Litter Box Etiquette
Cats can be finicky about their bathroom habits, so unless you want to be dealing with a regular mess at home, keeping your cat’s litter box up to their standards is very important.
Why is my cat not using his or her box?
Make sure it’s not medical. There are a number of medical issues that can cause your otherwise well-mannered kitty to boycott the litter box. The first thing you should do, particularly if this bad behavior is unusual for your cat, is see your veterinarian. Your veterinarian will likely want to run some simple tests (urine, blood) to ensure that there is nothing wrong with your cat’s kidneys, bladder, or digestive system.
Random Inappropriate Urination and Defecation
Cats will choose to stop using a litter box for a variety of other reasons, some obvious and some not. Some of the most common causes include:
- Dirty litter boxes – Cats hate a dirty bathroom as much as we do. You should scoop the box every day, at least once a day, removing any solid waste. If you use clumping litter, remove those clumps of urine every day, as well. Change the box as often as required to keep it clean and to ensure that cat litter can do its job of absorbing moisture and bad odors.
- Litter box overcrowding – Cats don’t like to share their boxes with too many other cats. Ideally, each cat in your house should have his own litter box. While they may not exclusively use their personal litter box, it’s a good rule to follow to ensure that every cat feels like he has ample space to do business.
- Bad litter box location – Yes, believe it or not, cats do care about where their litter boxes are located. Because the act of using the litter box leaves a cat temporarily vulnerable, they don’t like to feel as though they can be cornered or snuck up on when relieving themselves. Also, cats like a little privacy, so having their box in the middle of a busy place in your house isn’t a good idea.
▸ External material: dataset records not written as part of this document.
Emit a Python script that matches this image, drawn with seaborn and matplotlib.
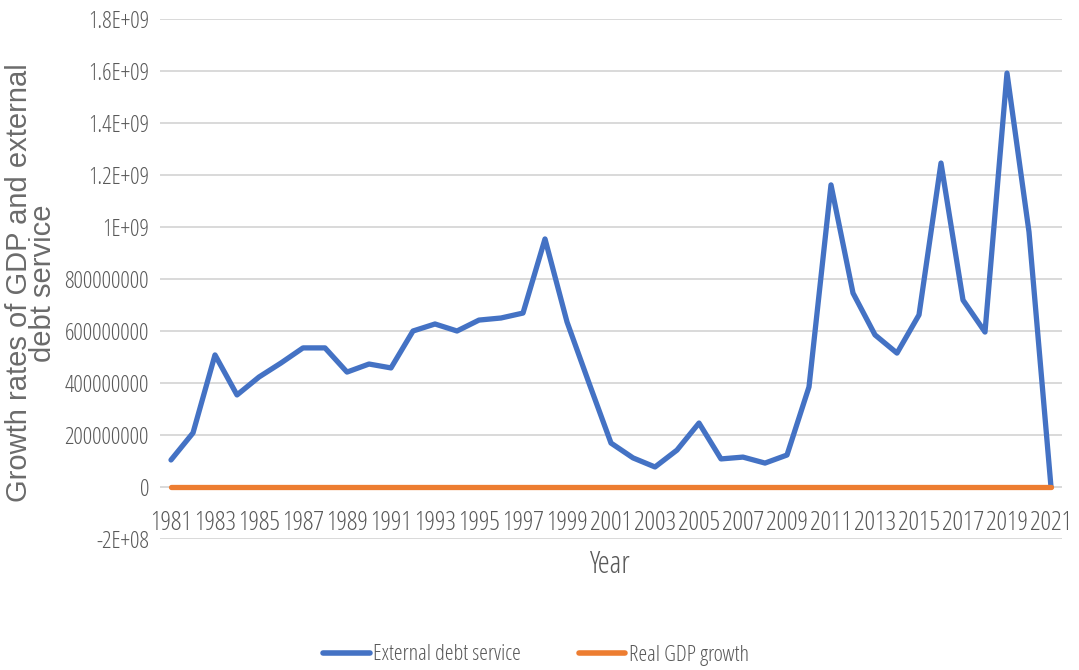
import matplotlib
matplotlib.use("Agg")
import matplotlib.pyplot as plt
import seaborn as sns
import pandas as pd
from matplotlib.lines import Line2D

years = list(range(1981, 2022))
external_debt_service = [
    104e6, 208e6, 508e6, 354e6, 423e6, 477e6, 535e6, 535e6, 442e6, 473e6,
    458e6, 600e6, 627e6, 600e6, 642e6, 650e6, 669e6, 954e6, 635e6, 400e6,
    169e6, 112e6, 77e6, 142e6, 246e6, 108e6, 115e6, 92e6, 123e6, 385e6,
    1162e6, 746e6, 585e6, 515e6, 662e6, 1246e6, 719e6, 596e6, 1592e6, 981e6,
    0.0,
]
real_gdp_growth = [0.0] * len(years)

series_names = ["External debt service", "Real GDP growth"]
y_ticks = [-2e8, 0, 2e8, 4e8, 6e8, 8e8, 1e9, 1.2e9, 1.4e9, 1.6e9, 1.8e9]
y_tick_labels = ["-2E+08", "0", "200000000", "400000000", "600000000",
                 "800000000", "1E+09", "1.2E+09", "1.4E+09", "1.6E+09", "1.8E+09"]
x_ticks = years[::2]

colors = ["#4472C4", "#ED7D31"]
text_color = "#595959"

df = pd.DataFrame({
    "Year": years * 2,
    "Value": external_debt_service + real_gdp_growth,
    "Series": [series_names[0]] * len(years) + [series_names[1]] * len(years),
})

sns.set_theme(style="white")
plt.rcParams["font.family"] = ["Liberation Sans", "DejaVu Sans"]
narrow = dict(family=["Open Sans", "DejaVu Sans"], stretch="condensed", weight="medium")

fig = plt.figure(figsize=(10.79, 6.70), dpi=100)
ax = fig.add_axes([160 / 1079, 1 - 539 / 670, (1062 - 160) / 1079, (539 - 19) / 670])

sns.lineplot(data=df, x="Year", y="Value", hue="Series", hue_order=series_names,
             palette=colors, linewidth=3.8, ax=ax, legend=False,
             solid_capstyle="round", solid_joinstyle="round")

ax.set_xlim(1980.5, 2021.5)
ax.set_ylim(-2e8, 1.8e9)
ax.set_yticks(y_ticks)
ax.set_yticklabels(y_tick_labels, fontsize=17, color=text_color, **narrow)
ax.set_xticks(x_ticks)
ax.set_xticklabels([str(y) for y in x_ticks], fontsize=19,
                   color=text_color, va="bottom", **narrow)
ax.tick_params(axis="x", length=0, pad=-2)
ax.tick_params(axis="y", length=0, pad=8)
ax.grid(axis="y", color="#D9D9D9", linewidth=1.4)
ax.set_axisbelow(True)
for s in ax.spines.values():
    s.set_visible(False)
ax.set_xlabel("")
ax.set_ylabel("")

fig.text(31 / 1079, 1 - 283 / 670, "Growth rates of GDP and external\ndebt service",
         rotation=90, ha="center", va="center", multialignment="center",
         fontsize=21, color="#6b6b6b", linespacing=0.86)
fig.text(610 / 1079, 1 - 565 / 670, "Year", ha="center", va="center",
         fontsize=22, color=text_color, **narrow)

handles = [Line2D([0], [0], color=c, linewidth=4, solid_capstyle="round") for c in colors]
leg = fig.legend(handles, series_names, loc="center", bbox_to_anchor=(536 / 1079, 1 - 655 / 670),
                 ncol=2, frameon=False, handlelength=2.1, handletextpad=0.15,
                 columnspacing=2.6,
                 prop={"family": ["Open Sans", "DejaVu Sans"], "stretch": "condensed",
                       "weight": "medium", "size": 16})
for t in leg.get_texts():
    t.set_color(text_color)

fig.savefig("out.png", dpi=100)
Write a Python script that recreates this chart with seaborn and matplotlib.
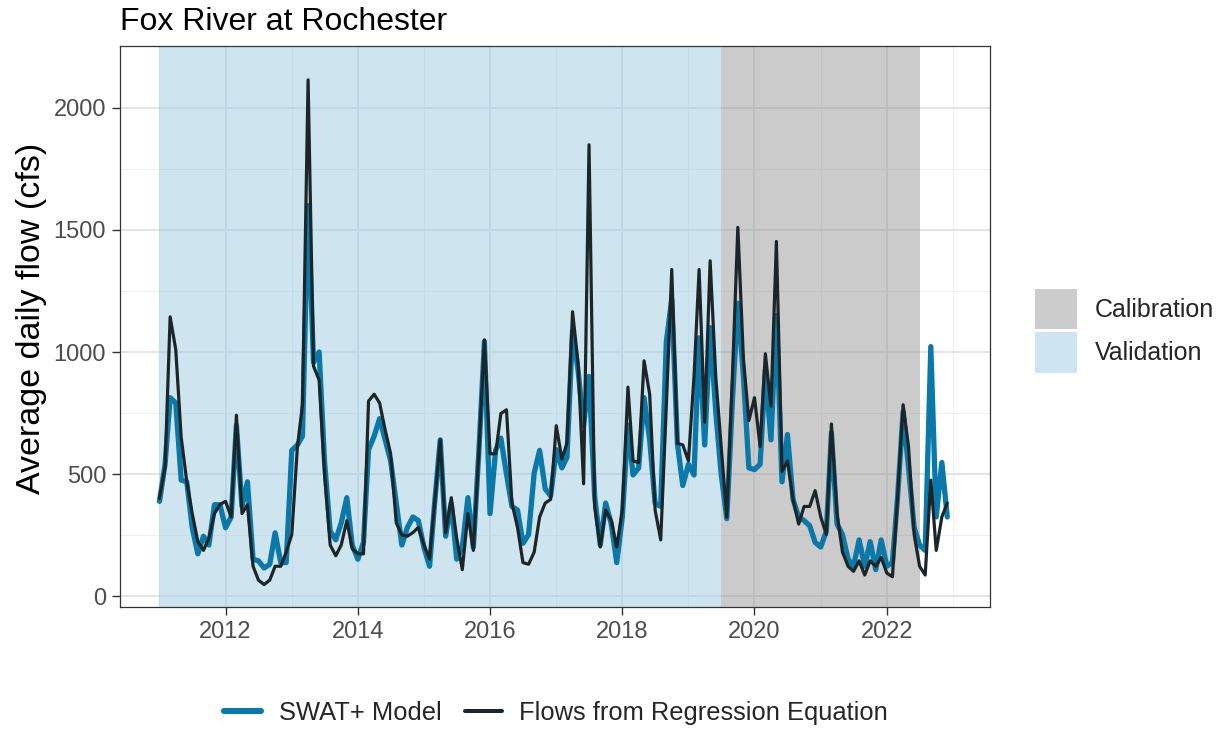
import pandas as pd
import numpy as np
import matplotlib
matplotlib.use("Agg")
import matplotlib.pyplot as plt
import matplotlib.dates as mdates
from matplotlib.lines import Line2D
from matplotlib.patches import Patch
import seaborn as sns

# Monthly flows, Jan 2011 - Dec 2022 (cfs)
months = pd.date_range("2011-01-01", "2022-12-01", freq="MS")

regression_flow = [
    400, 530, 1144, 1010, 650, 468, 338, 223, 187, 237, 338, 375,
    388, 324, 741, 338, 374, 122, 65, 47, 65, 122, 122, 180,
    252, 611, 784, 2115, 942, 885, 500, 209, 165, 209, 309, 194,
    173, 173, 799, 827, 791, 680, 583, 300, 250, 245, 260, 281,
    210, 151, 380, 640, 259, 403, 237, 108, 338, 187, 600, 1050,
    583, 583, 748, 763, 381, 281, 137, 130, 180, 324, 381, 396,
    698, 561, 626, 1165, 957, 460, 1849, 367, 201, 352, 309, 201,
    352, 856, 554, 547, 964, 827, 352, 230, 780, 1338, 626, 619,
    554, 900, 1338, 712, 1374, 899, 612, 324, 900, 1511, 971, 719,
    813, 612, 993, 777, 1453, 511, 554, 396, 295, 367, 367, 432,
    324, 252, 705, 338, 180, 122, 101, 144, 86, 144, 122, 158,
    94, 79, 400, 784, 611, 252, 122, 86, 475, 187, 324, 381,
]

swat_flow = [
    388, 540, 813, 791, 475, 468, 280, 173, 245, 209, 374, 374,
    280, 324, 700, 367, 468, 151, 144, 115, 130, 259, 137, 137,
    597, 619, 655, 1600, 957, 1000, 550, 266, 230, 300, 403, 209,
    151, 220, 600, 655, 727, 640, 554, 380, 209, 280, 324, 309,
    200, 122, 380, 640, 245, 381, 151, 200, 403, 200, 600, 1043,
    338, 597, 647, 500, 367, 352, 216, 252, 504, 597, 439, 410,
    600, 525, 568, 1086, 928, 700, 900, 410, 209, 381, 295, 137,
    324, 700, 496, 525, 813, 640, 380, 367, 1043, 1216, 626, 453,
    540, 496, 1058, 619, 1100, 755, 500, 317, 800, 1200, 900, 525,
    518, 540, 928, 640, 1150, 468, 662, 396, 324, 309, 288, 220,
    201, 266, 669, 295, 252, 151, 122, 230, 122, 223, 108, 230,
    122, 137, 400, 755, 525, 281, 209, 187, 1022, 324, 547, 324,
]

periods = ["Validation", "Calibration"]
period_start = ["2011-01-01", "2019-07-01"]
period_end = ["2019-07-01", "2022-07-01"]
period_colors = {"Validation": "#9ecae1", "Calibration": "#999999"}

series_names = ["SWAT+ Model", "Flows from Regression Equation"]
series_colors = {"SWAT+ Model": "#0a78a8", "Flows from Regression Equation": "#1c2628"}
series_widths = {"SWAT+ Model": 3.8, "Flows from Regression Equation": 2.3}

df = pd.DataFrame({
    "date": list(months) * 2,
    "flow": swat_flow + regression_flow,
    "series": [series_names[0]] * len(months) + [series_names[1]] * len(months),
})

sns.set_theme(style="whitegrid")
plt.rcParams["font.family"] = ["Liberation Sans", "DejaVu Sans"]

fig = plt.figure(figsize=(12.25, 7.34), dpi=100)
ax = fig.add_axes([120 / 1225, 1 - 607 / 734, 870 / 1225, 561 / 734])

# grid (major + minor) like ggplot theme_bw
ax.set_axisbelow(True)
ax.xaxis.set_major_locator(mdates.YearLocator(2))
ax.xaxis.set_major_formatter(mdates.DateFormatter("%Y"))
ax.set_xticks([pd.Timestamp(f"{y}-01-01") for y in range(2011, 2024, 2)], minor=True)
ax.set_yticks([0, 500, 1000, 1500, 2000])
ax.set_yticks([250, 750, 1250, 1750], minor=True)
ax.grid(which="major", color="#dcdcdc", linewidth=1.1)
ax.grid(which="minor", color="#ececec", linewidth=0.6)

# shaded periods sit over the grid, so the grid shows through slightly darker
for name, s, e in zip(periods, period_start, period_end):
    ax.axvspan(pd.Timestamp(s), pd.Timestamp(e), color=period_colors[name],
               alpha=0.5, lw=0, zorder=1)

for name in series_names:
    sub = df[df["series"] == name]
    sns.lineplot(data=sub, x="date", y="flow", ax=ax, color=series_colors[name],
                 linewidth=series_widths[name], legend=False, zorder=3)

ax.set_xlim(pd.Timestamp("2010-05-28"), pd.Timestamp("2023-07-25"))
ax.set_ylim(-45, 2254)
ax.set_xlabel("")
ax.set_ylabel("Average daily flow (cfs)", fontsize=24.5, color="black")
ax.yaxis.set_label_coords(-0.084, 0.514)
ax.tick_params(axis="both", which="major", labelsize=17, labelcolor="#4d4d4d",
               length=6, width=1, color="#333333", bottom=True, left=True, pad=4)
ax.tick_params(axis="both", which="minor", length=0)
for sp in ax.spines.values():
    sp.set_color("#333333")
    sp.set_linewidth(0.9)

fig.text(120 / 1225, 1 - 22 / 734, "Fox River at Rochester", fontsize=23,
         va="center", ha="left", color="black")

fill_handles = [Patch(facecolor="#cccccc", edgecolor="none", label="Calibration"),
                Patch(facecolor="#cee4f0", edgecolor="none", label="Validation")]
fig.legend(handles=fill_handles, loc="center left",
           bbox_to_anchor=(1012 / 1225, 1 - 331 / 734), frameon=False,
           fontsize=18, handlelength=1.68, handleheight=2.1,
           labelspacing=0.12, handletextpad=0.72, borderpad=0.4)

line_handles = [Line2D([], [], color=series_colors[n], lw=series_widths[n] + 0.6, label=n)
                for n in series_names]
fig.legend(handles=line_handles, loc="center", ncol=2,
           bbox_to_anchor=(556 / 1225, 1 - 713 / 734), frameon=False,
           fontsize=18.4, handlelength=1.45, columnspacing=0.9, handletextpad=0.7)

fig.savefig("out.png", dpi=100)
- Litter type – Cats can be picky about what kind of litter they like. They might think one kind is too rough on their feet or not like the smell of another. Experiment with different types of litter if you think that might be the problem. When a particular kind of litter works, don’t switch! If you have to switch, do it gradually. Cats are generally wary of anything new and might boycott the box just because of that.
Marking and Spraying
A common cause is the instinct to spray or mark, and this is most common among unneutered males, though it is also something that can happen in females and neutered males. Cats usually mark to lay claim to their territory– especially if there is a female in heat in the area — or as a reaction to stress.
In the case of marking, if your cat isn’t neutered, get him neutered. It will often quickly stop inappropriate urination, but also it leads to a healthier and longer-lived cat. Neutered males can’t develop certain kinds of cancer, are less likely to stray, and are often just calmer and easy to live with. If your cat is neutered or spayed and marking anyway, look around and see if there might be something causing your cat to feel stressed or uncomfortable:
- New furniture or other large objects introduced into their environment
- Cats coming into your yard or “visiting” your cat at windows in your house
- Frequent or long-term guests or visitors in your house (human or otherwise)
You can use non-toxic anti-cat sprays to discourage marking or even use essential oils like peppermint, citrus, and eucalyptus to repel your cat and discourage marking in a particular area.
There are also some man-made and synthetic sprays and pheromones you can spray in areas your cat is eliminating that will help reduce stress. Your veterinarian can recommend products of this nature.
While it’s easy to let a problem like this get you really frustrated with your kitty, don’t let it get to you. If you get stressed or angry, it will cause your cat to feel the same way. Cats don’t do this to be bad, they just react to something that makes them break rules that they are normally happy to follow. If you have any questions or concerns, you should always visit or call your veterinarian – they are your best resource to ensure the health and well-being of your pets.